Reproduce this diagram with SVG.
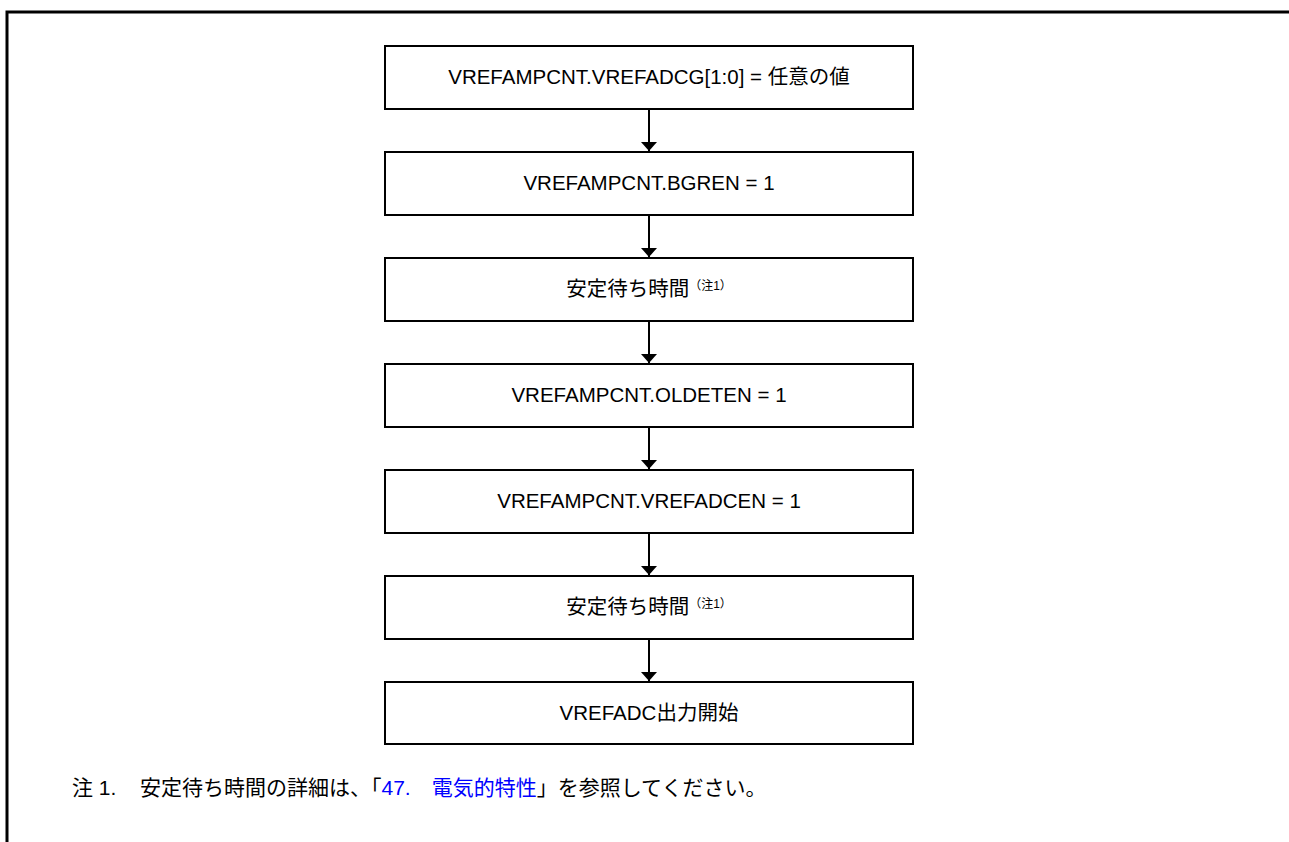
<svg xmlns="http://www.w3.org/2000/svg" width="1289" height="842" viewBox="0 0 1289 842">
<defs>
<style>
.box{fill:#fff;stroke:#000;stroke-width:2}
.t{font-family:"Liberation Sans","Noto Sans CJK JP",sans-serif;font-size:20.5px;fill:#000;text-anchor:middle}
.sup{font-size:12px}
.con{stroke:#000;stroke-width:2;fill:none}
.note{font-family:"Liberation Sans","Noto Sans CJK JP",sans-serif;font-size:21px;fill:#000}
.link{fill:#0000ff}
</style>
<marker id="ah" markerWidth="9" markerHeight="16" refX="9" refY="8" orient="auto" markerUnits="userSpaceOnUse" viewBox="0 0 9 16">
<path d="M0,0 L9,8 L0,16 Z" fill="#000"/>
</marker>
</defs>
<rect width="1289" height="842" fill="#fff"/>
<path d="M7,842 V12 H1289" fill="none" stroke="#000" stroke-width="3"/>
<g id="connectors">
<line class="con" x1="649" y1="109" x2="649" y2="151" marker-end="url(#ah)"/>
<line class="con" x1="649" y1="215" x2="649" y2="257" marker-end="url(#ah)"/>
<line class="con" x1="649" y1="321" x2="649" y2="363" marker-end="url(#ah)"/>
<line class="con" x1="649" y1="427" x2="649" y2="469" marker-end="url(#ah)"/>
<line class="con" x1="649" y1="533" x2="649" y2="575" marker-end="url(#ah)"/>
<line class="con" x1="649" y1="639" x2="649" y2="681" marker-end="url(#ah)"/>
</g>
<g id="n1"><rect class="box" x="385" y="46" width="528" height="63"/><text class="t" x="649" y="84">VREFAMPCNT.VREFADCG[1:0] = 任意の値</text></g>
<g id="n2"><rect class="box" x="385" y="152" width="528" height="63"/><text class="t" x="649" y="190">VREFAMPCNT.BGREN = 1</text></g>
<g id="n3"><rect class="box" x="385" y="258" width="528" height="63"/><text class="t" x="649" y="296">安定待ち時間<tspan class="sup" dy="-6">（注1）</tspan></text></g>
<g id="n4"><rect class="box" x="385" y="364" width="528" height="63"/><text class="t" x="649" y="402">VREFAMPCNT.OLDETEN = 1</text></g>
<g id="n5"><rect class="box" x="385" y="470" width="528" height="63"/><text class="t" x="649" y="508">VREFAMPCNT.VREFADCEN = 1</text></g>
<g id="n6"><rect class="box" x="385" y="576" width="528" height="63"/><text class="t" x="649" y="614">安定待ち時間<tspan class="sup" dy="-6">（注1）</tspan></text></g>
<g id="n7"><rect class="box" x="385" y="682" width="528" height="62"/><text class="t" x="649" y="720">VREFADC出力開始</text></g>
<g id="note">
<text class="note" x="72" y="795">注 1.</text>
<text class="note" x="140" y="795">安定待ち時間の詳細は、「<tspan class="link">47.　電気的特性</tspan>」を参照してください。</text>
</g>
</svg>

Work to complete :: Go through the material above and print all of it exactly, except the pictures.

Answer to this exercise ::
Reproduce this diagram with SVG.
<svg xmlns="http://www.w3.org/2000/svg" width="1289" height="842" viewBox="0 0 1289 842">
<defs>
<style>
.box{fill:#fff;stroke:#000;stroke-width:2}
.t{font-family:"Liberation Sans","Noto Sans CJK JP",sans-serif;font-size:20.5px;fill:#000;text-anchor:middle}
.sup{font-size:12px}
.con{stroke:#000;stroke-width:2;fill:none}
.note{font-family:"Liberation Sans","Noto Sans CJK JP",sans-serif;font-size:21px;fill:#000}
.link{fill:#0000ff}
</style>
<marker id="ah" markerWidth="9" markerHeight="16" refX="9" refY="8" orient="auto" markerUnits="userSpaceOnUse" viewBox="0 0 9 16">
<path d="M0,0 L9,8 L0,16 Z" fill="#000"/>
</marker>
</defs>
<rect width="1289" height="842" fill="#fff"/>
<path d="M7,842 V12 H1289" fill="none" stroke="#000" stroke-width="3"/>
<g id="connectors">
<line class="con" x1="649" y1="109" x2="649" y2="151" marker-end="url(#ah)"/>
<line class="con" x1="649" y1="215" x2="649" y2="257" marker-end="url(#ah)"/>
<line class="con" x1="649" y1="321" x2="649" y2="363" marker-end="url(#ah)"/>
<line class="con" x1="649" y1="427" x2="649" y2="469" marker-end="url(#ah)"/>
<line class="con" x1="649" y1="533" x2="649" y2="575" marker-end="url(#ah)"/>
<line class="con" x1="649" y1="639" x2="649" y2="681" marker-end="url(#ah)"/>
</g>
<g id="n1"><rect class="box" x="385" y="46" width="528" height="63"/><text class="t" x="649" y="84">VREFAMPCNT.VREFADCG[1:0] = 任意の値</text></g>
<g id="n2"><rect class="box" x="385" y="152" width="528" height="63"/><text class="t" x="649" y="190">VREFAMPCNT.BGREN = 1</text></g>
<g id="n3"><rect class="box" x="385" y="258" width="528" height="63"/><text class="t" x="649" y="296">安定待ち時間<tspan class="sup" dy="-6">（注1）</tspan></text></g>
<g id="n4"><rect class="box" x="385" y="364" width="528" height="63"/><text class="t" x="649" y="402">VREFAMPCNT.OLDETEN = 1</text></g>
<g id="n5"><rect class="box" x="385" y="470" width="528" height="63"/><text class="t" x="649" y="508">VREFAMPCNT.VREFADCEN = 1</text></g>
<g id="n6"><rect class="box" x="385" y="576" width="528" height="63"/><text class="t" x="649" y="614">安定待ち時間<tspan class="sup" dy="-6">（注1）</tspan></text></g>
<g id="n7"><rect class="box" x="385" y="682" width="528" height="62"/><text class="t" x="649" y="720">VREFADC出力開始</text></g>
<g id="note">
<text class="note" x="72" y="795">注 1.</text>
<text class="note" x="140" y="795">安定待ち時間の詳細は、「<tspan class="link">47.　電気的特性</tspan>」を参照してください。</text>
</g>
</svg>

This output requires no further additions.